# Force on a Falling Diver

1. Oct 21, 2007

### BuBbLeS01

1. The problem statement, all variables and given/known data
A 74.0 kg diver falls from rest into a swimming pool from a height of 4.50 m. It takes 1.58 s for the diver to stop after entering the water. Find the magnitude of the average force exerted on the diver during that time.

2. Relevant equations
Favg = J/change in T
J = 1/2 * Base * Height

3. The attempt at a solution
So the base = 1.58s
How do we calculate the Height (Fmax)?

2. Oct 21, 2007

### BuBbLeS01

I guess J also equals the change in P (which I don't understand since I thought it was the area under the curve). Is that the right equation for J??

3. Oct 21, 2007

### Staff: Mentor

This makes sense. It describes average force in terms of impulse and time.
Huh? Where does this equation come from?

J = impulse = change in momentum.

What's the diver's change in momentum? Hint: What's his initial momentum as he just hits the water?

4. Oct 21, 2007

### BuBbLeS01

I thought J was equal to the area under the curve (which is usually triangular shape).
Pi = 74kg * 0m/s
Pf = 74kg * (4.5m/158s)

5. Oct 21, 2007

### Staff: Mentor

I suppose J would equal the area of a Force vs. Time curve. But are you given any such curve in this problem? No.

No need for any curves, just find the speed of the diver as he hits the water and use that to find his momentum.

6. Oct 21, 2007

### BuBbLeS01

To find the speed I just did Distance/Time so I got 4.5m/1.58s = 2.85m/s
J = Pf-Pi
Pf = Pi
(74kg*2.85m/s) - (74kg*0m/s) = 25.96kg*m/s
Favg = J/T = 25.96/1.58s = 16.43N*s

7. Oct 21, 2007

### Staff: Mentor

That time is the time it takes him to stop once he hits the water. It's got nothing to do with the time he takes to fall the 4.5 m. (Also, realize that the speed is not constant as he falls.) You need a little kinematics to figure out the speed. (Or you can use energy methods, if that's easier for you.)

8. Oct 21, 2007

### BuBbLeS01

What kinematics equation do I use?
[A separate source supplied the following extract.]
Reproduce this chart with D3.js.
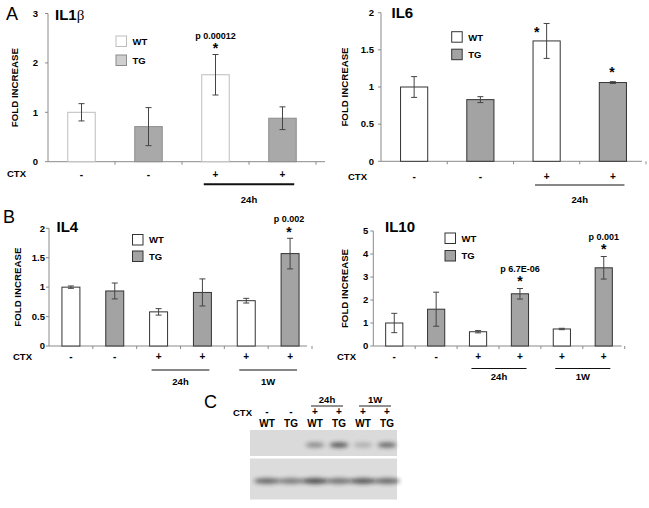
<!DOCTYPE html>
<html>
<head>
<meta charset="utf-8">
<script src="https://d3js.org/d3.v7.min.js"></script>
<style>
  body { margin: 0; background: #fff; }
  svg { font-family: "Liberation Sans", Arial, sans-serif; }
</style>
</head>
<body>
<svg id="fig" width="649" height="508"></svg>
<script>
// ---- data ----
var ctxA = ["-", "-", "+", "+"];
var genoA = ["WT", "TG", "WT", "TG"];
var timesA = [{label: "24h", from: 2, to: 3}];

var ctxB = ["-", "-", "+", "+", "+", "+"];
var genoB = ["WT", "TG", "WT", "TG", "WT", "TG"];
var timesB = [{label: "24h", from: 2, to: 3}, {label: "1W", from: 4, to: 5}];

var il1bMean = [1.0, 0.71, 1.76, 0.88];
var il1bErr = [0.175, 0.385, 0.41, 0.23];
var il1bTicks = [0, 1, 2, 3];
var il1bSig = [{bar: 2, p: "p 0.00012"}];

var il6Mean = [1.0, 0.83, 1.62, 1.06];
var il6Err = [0.14, 0.04, 0.235, 0.012];
var il6Ticks = [0, 0.5, 1, 1.5, 2];
var il6Sig = [{bar: 2, p: ""}, {bar: 3, p: ""}];

var il4Mean = [1.0, 0.935, 0.58, 0.91, 0.77, 1.57];
var il4Err = [0.02, 0.135, 0.055, 0.23, 0.04, 0.26];
var il4Ticks = [0, 0.5, 1, 1.5, 2];
var il4Sig = [{bar: 5, p: "p 0.002"}];

var il10Mean = [1.0, 1.6, 0.62, 2.27, 0.74, 3.4];
var il10Err = [0.42, 0.74, 0.05, 0.23, 0.03, 0.49];
var il10Ticks = [0, 1, 2, 3, 4, 5];
var il10Sig = [{bar: 3, p: "p 6.7E-06"}, {bar: 5, p: "p 0.001"}];

// western blot (panel C): relative band darkness per lane
var blotCtx = ["-", "-", "+", "+", "+", "+"];
var blotGeno = ["WT", "TG", "WT", "TG", "WT", "TG"];
var blotTimes = [{label: "24h", from: 2, to: 3}, {label: "1W", from: 4, to: 5}];
var blotUpper = [0, 0, 0.45, 0.75, 0.25, 0.65];
var blotLower = [0.65, 0.55, 0.8, 0.6, 0.75, 0.65];

var svg = d3.select("#fig");
var fmt = d3.format("~g");

function barChart(o) {
  var g = svg.append("g");
  var n = o.mean.length;
  var x = d3.scaleBand().domain(d3.range(n))
    .range([o.left, o.right]).paddingInner(0.59).paddingOuter(0.295);
  var y = d3.scaleLinear().domain([0, o.max]).range([o.bottom, o.top]);
  var bw = x.bandwidth();
  var cx = function (i) { return x(i) + bw / 2; };

  // axes
  g.append("line").attr("x1", o.left).attr("x2", o.left)
    .attr("y1", y(o.max)).attr("y2", y(0)).attr("stroke", "#8a8a8a");
  g.append("line").attr("x1", o.left).attr("x2", o.right + (o.axisExtra || 0))
    .attr("y1", y(0)).attr("y2", y(0)).attr("stroke", "#8a8a8a");
  g.selectAll(".yt").data(o.ticks).enter().append("line")
    .attr("x1", o.left - 3).attr("x2", o.left)
    .attr("y1", d => y(d)).attr("y2", d => y(d)).attr("stroke", "#8a8a8a");
  g.selectAll(".yl").data(o.ticks).enter().append("text")
    .attr("x", o.left - o.labelGap).attr("y", d => y(d)).attr("dy", "0.35em")
    .attr("text-anchor", "end").attr("font-size", 9.5).attr("font-weight", "bold")
    .text(d => fmt(d));
  g.selectAll(".xt").data(d3.range(1, n + 1)).enter().append("line")
    .attr("x1", d => o.left + x.step() * d).attr("x2", d => o.left + x.step() * d)
    .attr("y1", y(0)).attr("y2", y(0) + 3).attr("stroke", "#8a8a8a");

  // bars
  g.selectAll(".bar").data(o.mean).enter().append("rect")
    .attr("x", (d, i) => x(i)).attr("y", d => y(d))
    .attr("width", bw).attr("height", d => y(0) - y(d))
    .attr("fill", (d, i) => o.geno[i] === "WT" ? "#fff" : o.tgFill)
    .attr("stroke", (d, i) => o.geno[i] === "WT" ? o.wtStroke : o.tgStroke)
    .attr("stroke-width", 1);

  // error bars
  var eb = g.selectAll(".err").data(o.mean).enter().append("g").attr("stroke", "#444");
  eb.append("line").attr("x1", (d, i) => cx(i)).attr("x2", (d, i) => cx(i))
    .attr("y1", (d, i) => y(d - o.err[i])).attr("y2", (d, i) => y(d + o.err[i]));
  eb.append("line").attr("x1", (d, i) => cx(i) - 3).attr("x2", (d, i) => cx(i) + 3)
    .attr("y1", (d, i) => y(d + o.err[i])).attr("y2", (d, i) => y(d + o.err[i]));
  eb.append("line").attr("x1", (d, i) => cx(i) - 3).attr("x2", (d, i) => cx(i) + 3)
    .attr("y1", (d, i) => y(d - o.err[i])).attr("y2", (d, i) => y(d - o.err[i]));

  // significance marks
  o.sig.forEach(function (s, k) {
    var off = (o.starPlace && o.starPlace[k]) || {dx: 0, dy: -9};
    var sx = cx(s.bar) + off.dx;
    var sy = y(o.mean[s.bar] + o.err[s.bar]) + off.dy;
    g.append("text").attr("x", sx).attr("y", sy + 7.5).attr("text-anchor", "middle")
      .attr("font-size", 14).attr("font-weight", "bold").text("*");
    if (s.p) {
      g.append("text").attr("x", sx).attr("y", sy - 10).attr("dy", "0.35em")
        .attr("text-anchor", "middle").attr("font-size", 9).attr("font-weight", "bold")
        .text(s.p);
    }
  });

  // title
  var t = g.append("text").attr("x", o.titleX).attr("y", o.titleY)
    .attr("font-size", 15).attr("font-weight", "bold").text(o.title);
  if (o.titleSym) {
    t.append("tspan").attr("font-weight", "normal")
      .attr("font-family", "'Liberation Serif', serif").text(o.titleSym);
  }

  // y label
  g.append("text").attr("transform", "translate(" + o.ylabX + "," + (y(0) + y(o.max)) / 2 + ") rotate(-90)")
    .attr("dy", "0.35em").attr("text-anchor", "middle")
    .attr("font-size", 9.7).attr("font-weight", "bold").text("FOLD INCREASE");

  // legend
  ["WT", "TG"].forEach(function (k, i) {
    var ly = o.legY + i * o.legStep;
    g.append("rect").attr("x", o.legX).attr("y", ly).attr("width", 10.5).attr("height", 10.5)
      .attr("fill", k === "WT" ? "#fff" : o.legTgFill)
      .attr("stroke", k === "WT" ? o.wtStroke : o.tgStroke);
    g.append("text").attr("x", o.legX + 16.5).attr("y", ly + 5.5).attr("dy", "0.35em")
      .attr("font-size", 9.5).attr("font-weight", "bold").text(k);
  });

  // CTX row
  g.append("text").attr("x", o.ctxX).attr("y", o.ctxY).attr("dy", "0.35em")
    .attr("font-size", 9.5).attr("font-weight", "bold").text("CTX");
  g.selectAll(".ctx").data(o.ctx).enter().append("text")
    .attr("x", (d, i) => cx(i)).attr("y", o.ctxY).attr("dy", "0.35em")
    .attr("text-anchor", "middle").attr("font-size", 10).attr("font-weight", "bold")
    .text(d => d);

  // time groups
  o.times.forEach(function (tm) {
    var x1 = x(tm.from) + 2, x2 = x(tm.to) + bw - 2;
    g.append("line").attr("x1", x1).attr("x2", x2).attr("y1", o.lineY).attr("y2", o.lineY)
      .attr("stroke", "#111").attr("stroke-width", o.lineW);
    g.append("text").attr("x", (x1 + x2) / 2).attr("y", o.lineY + o.timeDy).attr("dy", "0.35em")
      .attr("text-anchor", "middle").attr("font-size", 9.5).attr("font-weight", "bold").text(tm.label);
  });
}

// panel letters
[["A", 6, 20], ["B", 3, 223], ["C", 204, 408]].forEach(function (p) {
  svg.append("text").attr("x", p[1]).attr("y", p[2]).attr("font-size", 18).text(p[0]);
});

barChart({
  mean: il1bMean, err: il1bErr, ticks: il1bTicks, sig: il1bSig, geno: genoA, ctx: ctxA, times: timesA,
  max: 3, left: 48, right: 316, top: 13.5, bottom: 161.7, axisExtra: 9, labelGap: 10,
  tgFill: "#a9a9a9", legTgFill: "#cfcfcf", wtStroke: "#bdbdbd", tgStroke: "#8c8c8c",
  title: "IL1", titleSym: "\u03b2", titleX: 55, titleY: 20, ylabX: 15,
  legX: 116, legY: 36, legStep: 19,
  ctxX: 7, ctxY: 174, lineY: 184.3, lineW: 2, timeDy: 15
});

barChart({
  mean: il6Mean, err: il6Err, ticks: il6Ticks, sig: il6Sig, geno: genoA, ctx: ctxA, times: timesA,
  max: 2, left: 381, right: 646, top: 12.7, bottom: 161.3, axisExtra: -4, labelGap: 7,
  tgFill: "#a3a3a3", legTgFill: "#a3a3a3", wtStroke: "#333", tgStroke: "#333",
  starPlace: [{dx: -10, dy: 6}, {dx: -1, dy: -12}],
  title: "IL6", titleX: 391.5, titleY: 17.5, ylabX: 345,
  legX: 451.7, legY: 31.7, legStep: 17.5,
  ctxX: 348, ctxY: 176.7, lineY: 185, lineW: 1.2, timeDy: 15
});

barChart({
  mean: il4Mean, err: il4Err, ticks: il4Ticks, sig: il4Sig, geno: genoB, ctx: ctxB, times: timesB,
  max: 2, left: 49, right: 312, top: 228.3, bottom: 346, axisExtra: -5, labelGap: 4,
  tgFill: "#a3a3a3", legTgFill: "#a3a3a3", wtStroke: "#333", tgStroke: "#333",
  starPlace: [{dx: -1, dy: -9}],
  title: "IL4", titleX: 56.5, titleY: 231.7, ylabX: 18,
  legX: 132.5, legY: 234.5, legStep: 16.5,
  ctxX: 13, ctxY: 356.7, lineY: 370, lineW: 1.2, timeDy: 12
});

barChart({
  mean: il10Mean, err: il10Err, ticks: il10Ticks, sig: il10Sig, geno: genoB, ctx: ctxB, times: timesB,
  max: 5, left: 373.3, right: 624.7, top: 231, bottom: 346, axisExtra: -3, labelGap: 5,
  tgFill: "#a3a3a3", legTgFill: "#a3a3a3", wtStroke: "#333", tgStroke: "#333",
  starPlace: [{dx: 0, dy: -10}, {dx: 0, dy: -10}],
  title: "IL10", titleX: 385, titleY: 231.7, ylabX: 345,
  legX: 445, legY: 233, legStep: 17.5,
  ctxX: 337, ctxY: 356.5, lineY: 368.5, lineW: 1.2, timeDy: 8
});

// ---- panel C: western blot ----
(function () {
  var g = svg.append("g");
  var lane = d3.scalePoint().domain(d3.range(6)).range([267, 387]);
  var defs = svg.append("defs");
  defs.append("filter").attr("id", "blur").attr("x", "-50%").attr("y", "-150%")
    .attr("width", "200%").attr("height", "400%")
    .append("feGaussianBlur").attr("stdDeviation", 2);

  g.append("text").attr("x", 233).attr("y", 413).attr("dy", "0.35em")
    .attr("font-size", 9.5).attr("font-weight", "bold").text("CTX");
  g.selectAll(".bs").data(blotCtx).enter().append("text")
    .attr("x", (d, i) => lane(i)).attr("y", 411.5).attr("dy", "0.35em")
    .attr("text-anchor", "middle").attr("font-size", 10).attr("font-weight", "bold").text(d => d);
  g.selectAll(".bg").data(blotGeno).enter().append("text")
    .attr("x", (d, i) => lane(i)).attr("y", 423.3).attr("dy", "0.35em")
    .attr("text-anchor", "middle").attr("font-size", 10).attr("font-weight", "bold").text(d => d);
  blotTimes.forEach(function (tm) {
    var x1 = lane(tm.from) - 4, x2 = lane(tm.to) + 4;
    g.append("line").attr("x1", x1).attr("x2", x2).attr("y1", 406).attr("y2", 406)
      .attr("stroke", "#222").attr("stroke-width", 1);
    g.append("text").attr("x", (x1 + x2) / 2).attr("y", 400).attr("dy", "0.35em")
      .attr("text-anchor", "middle").attr("font-size", 9.5).attr("font-weight", "bold").text(tm.label);
  });

  g.append("rect").attr("x", 250).attr("y", 430).attr("width", 147).attr("height", 26).attr("fill", "#dadada");
  g.append("rect").attr("x", 250).attr("y", 458.5).attr("width", 147).attr("height", 41).attr("fill", "#dcdcdc");

  g.selectAll(".up").data(blotUpper).enter().append("ellipse")
    .attr("cx", (d, i) => lane(i)).attr("cy", 445).attr("rx", 9.5).attr("ry", 2.4)
    .attr("fill", "#222").attr("opacity", d => d).attr("filter", "url(#blur)");
  g.selectAll(".lo").data(blotLower).enter().append("ellipse")
    .attr("cx", (d, i) => lane(i)).attr("cy", 481).attr("rx", 13).attr("ry", 2.8)
    .attr("fill", "#222").attr("opacity", d => d).attr("filter", "url(#blur)");
})();
</script>
</body>
</html>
They all have acceleration in them, so do I just use 9.8m/s^2? I thought that was an external force and we didn't include it?
Vf = Vi +at
Can I use that one?

9. Oct 21, 2007

### Staff: Mentor

Yes, the acceleration during the dive will be 9.8 m/s^2. But, since you don't have the time, that equation isn't good enough. Find one that relates velocity to acceleration and distance.

10. Oct 21, 2007

### BuBbLeS01

Vf^2 = Vi^2 + 2ad

11. Oct 21, 2007

### BuBbLeS01

I get a final velocity of 9.396m/s

12. Oct 21, 2007

### Staff: Mentor

Good! Use that to find the momentum.

13. Oct 21, 2007

### BuBbLeS01

(74kg*9.396m/s) - (74kg*0m/s) = 695.3kg*m/s
Then...
Favg = J/T = 695.3/1.58 = 440.1 N*s

14. Oct 21, 2007

### Staff: Mentor

Good. That's the average total force on the diver: 440.1 N upwards. That includes both gravity and the force of the water. If they wanted just the average force of the water on the person, what would that be?

15. Oct 21, 2007

### BuBbLeS01

Ummm...divide by 2? I don't know? Or divide by g?